Due to her inappropriate sexual behaviour and her experiences with her young husband Allan as well as constantly describing him as a “boy” (102), Blanche is drawn to much younger men who make her reliving her past (cf. Griffin 50). Her lust for young men is demonstrated by her interaction with the young postman (cf. 87). Although she kisses him without his permission (cf. 89), she tells him that she “[has] got to be good and keep [her] hands off children” (89). This behaviour was the reason for Blanche’s loss of her job as a high school English teacher because her sexual relationship with one of her student’s became known (cf. 110) which led to the complete loss of her independence. Inappropriately, she even flirts with her own brother-in-law Stanley (cf. 44) because, again, Blanche can only relate to men in a sexual way, a trait she shares with Stanley (cf. 25-26)
Although Blanche and Stella share a deep sisterly connection, Blanche envies the security of Stella’s marriage and the sexual freedom Stella is able to experience through it. According to O’Connor, “the marriage home and bed that Stanley and Stella share is the antithesis of Blanche’s experience of coupling: her sexual history, which began with a fatal love affair, leads to emotional and social expulsion” (36).
Blanche’s relationship with men finds its climax in scene ten.
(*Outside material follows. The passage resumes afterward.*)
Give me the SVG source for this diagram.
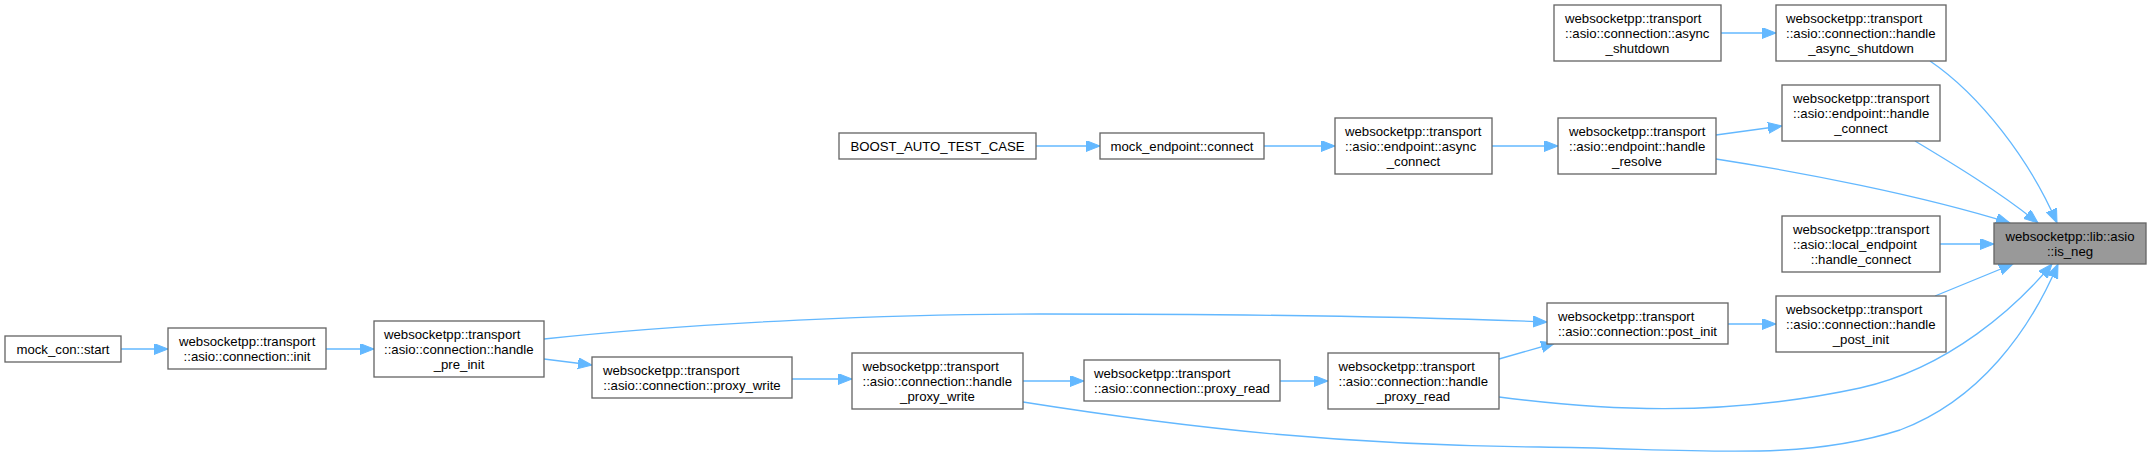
<svg xmlns="http://www.w3.org/2000/svg" width="2151" height="460" viewBox="0 0 2151 460">
<style>
.node rect{fill:#ffffff;stroke:#666666;stroke-width:1.33}
.hl rect{fill:#999999}
text{font-family:"Liberation Sans",Arial,Helvetica,sans-serif;font-size:13.2px;fill:#000000}
.c{text-anchor:middle}
.edge path{fill:none;stroke:#63b8ff;stroke-width:1.33;marker-end:url(#arr)}
</style>
<defs>
<marker id="arr" markerUnits="userSpaceOnUse" markerWidth="15" markerHeight="12" refX="14" refY="5.5" orient="auto">
<path d="M0,0 L14,5.5 L0,11 z" fill="#63b8ff" stroke="#63b8ff" stroke-width="1"/>
</marker>
</defs>
<rect x="0" y="0" width="2151" height="460" fill="#ffffff"/>
<g class="edge" id="connectors">
<path d="M121,349 L168,349"/>
<path d="M326,349 L374,349"/>
<path d="M544,359 L592,365"/>
<path d="M544,339 C700,322 900,314 1040,314 S1400,316 1547,322"/>
<path d="M792,379 L852,379"/>
<path d="M1023,381 L1084,381"/>
<path d="M1280,381 L1328,381"/>
<path d="M1499,359 L1555,343"/>
<path d="M1499,397 C1600,410 1720,418 1860,388 C1950,368 2018,305 2052,264"/>
<path d="M1023,402 C1200,430 1350,445 1540,447 C1700,449 1800,462 1900,430 C1980,400 2030,330 2058,264"/>
<path d="M1728,324 L1776,324"/>
<path d="M1935,296 L2013,264"/>
<path d="M1940,244 L1994,244"/>
<path d="M1716,159 C1800,172 1920,195 2010,223"/>
<path d="M1915,141 C1950,162 2000,192 2038,223"/>
<path d="M1930,61 C1980,95 2030,160 2057,223"/>
<path d="M1721,33 L1776,33"/>
<path d="M1036,146 L1100,146"/>
<path d="M1264,146 L1335,146"/>
<path d="M1492,146 L1558,146"/>
<path d="M1716,135 L1782,126"/>
</g>
<g class="node" id="n_async_shutdown">
<rect x="1554" y="5" width="167" height="56"/>
<text x="1565" y="23">websocketpp::transport</text>
<text x="1565" y="38">::asio::connection::async</text>
<text class="c" x="1637.5" y="53">_shutdown</text>
</g>
<g class="node" id="n_handle_async_shutdown">
<rect x="1776" y="5" width="170" height="56"/>
<text x="1786" y="23">websocketpp::transport</text>
<text x="1786" y="38">::asio::connection::handle</text>
<text class="c" x="1861" y="53">_async_shutdown</text>
</g>
<g class="node" id="n_boost">
<rect x="839" y="133" width="197" height="26"/>
<text class="c" x="937.5" y="151">BOOST_AUTO_TEST_CASE</text>
</g>
<g class="node" id="n_mock_endpoint_connect">
<rect x="1100" y="133" width="164" height="26"/>
<text class="c" x="1182" y="151">mock_endpoint::connect</text>
</g>
<g class="node" id="n_async_connect">
<rect x="1335" y="118" width="157" height="56"/>
<text x="1345" y="136">websocketpp::transport</text>
<text x="1345" y="151">::asio::endpoint::async</text>
<text class="c" x="1413.5" y="166">_connect</text>
</g>
<g class="node" id="n_handle_resolve">
<rect x="1558" y="118" width="158" height="56"/>
<text x="1569" y="136">websocketpp::transport</text>
<text x="1569" y="151">::asio::endpoint::handle</text>
<text class="c" x="1637" y="166">_resolve</text>
</g>
<g class="node" id="n_ep_handle_connect">
<rect x="1782" y="85" width="158" height="56"/>
<text x="1793" y="103">websocketpp::transport</text>
<text x="1793" y="118">::asio::endpoint::handle</text>
<text class="c" x="1861" y="133">_connect</text>
</g>
<g class="node" id="n_local_handle_connect">
<rect x="1782" y="216" width="158" height="56"/>
<text x="1793" y="234">websocketpp::transport</text>
<text x="1793" y="249">::asio::local_endpoint</text>
<text class="c" x="1861" y="264">::handle_connect</text>
</g>
<g class="node hl" id="n_is_neg">
<rect x="1994" y="223" width="152" height="41"/>
<text x="2005.5" y="241">websocketpp::lib::asio</text>
<text class="c" x="2070" y="256">::is_neg</text>
</g>
<g class="node" id="n_post_init">
<rect x="1547" y="303" width="181" height="41"/>
<text x="1558" y="321">websocketpp::transport</text>
<text class="c" x="1637.5" y="336">::asio::connection::post_init</text>
</g>
<g class="node" id="n_handle_post_init">
<rect x="1776" y="296" width="170" height="56"/>
<text x="1786" y="314">websocketpp::transport</text>
<text x="1786" y="329">::asio::connection::handle</text>
<text class="c" x="1861" y="344">_post_init</text>
</g>
<g class="node" id="n_mock_con_start">
<rect x="5" y="336" width="116" height="26"/>
<text class="c" x="63" y="354">mock_con::start</text>
</g>
<g class="node" id="n_init">
<rect x="168" y="328" width="158" height="41"/>
<text x="179" y="346">websocketpp::transport</text>
<text class="c" x="247" y="361">::asio::connection::init</text>
</g>
<g class="node" id="n_handle_pre_init">
<rect x="374" y="321" width="170" height="56"/>
<text x="384" y="339">websocketpp::transport</text>
<text x="384" y="354">::asio::connection::handle</text>
<text class="c" x="459" y="369">_pre_init</text>
</g>
<g class="node" id="n_proxy_write">
<rect x="592" y="357" width="200" height="41"/>
<text x="603" y="375">websocketpp::transport</text>
<text class="c" x="692" y="390">::asio::connection::proxy_write</text>
</g>
<g class="node" id="n_handle_proxy_write">
<rect x="852" y="353" width="171" height="56"/>
<text x="862.5" y="371">websocketpp::transport</text>
<text x="862.5" y="386">::asio::connection::handle</text>
<text class="c" x="937.5" y="401">_proxy_write</text>
</g>
<g class="node" id="n_proxy_read">
<rect x="1084" y="360" width="196" height="41"/>
<text x="1094" y="378">websocketpp::transport</text>
<text class="c" x="1182" y="393">::asio::connection::proxy_read</text>
</g>
<g class="node" id="n_handle_proxy_read">
<rect x="1328" y="353" width="171" height="56"/>
<text x="1338.5" y="371">websocketpp::transport</text>
<text x="1338.5" y="386">::asio::connection::handle</text>
<text class="c" x="1413.5" y="401">_proxy_read</text>
</g>
</svg>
Stanley’s rape causes Blanche to completely lose her mental health. Although the rape appears to be a shocking and unexpected event, there has been some foreshadowing. For example Stanley going through Blanche’s trunk (40) which symbolizes her past as well as her sexuality. Blanche tells him not to touch it because of “[its] intimate nature” (41). This particular sentence implies the later happening tragedy. As Stanley puts it, they “had this date with each other from the beginning” (146).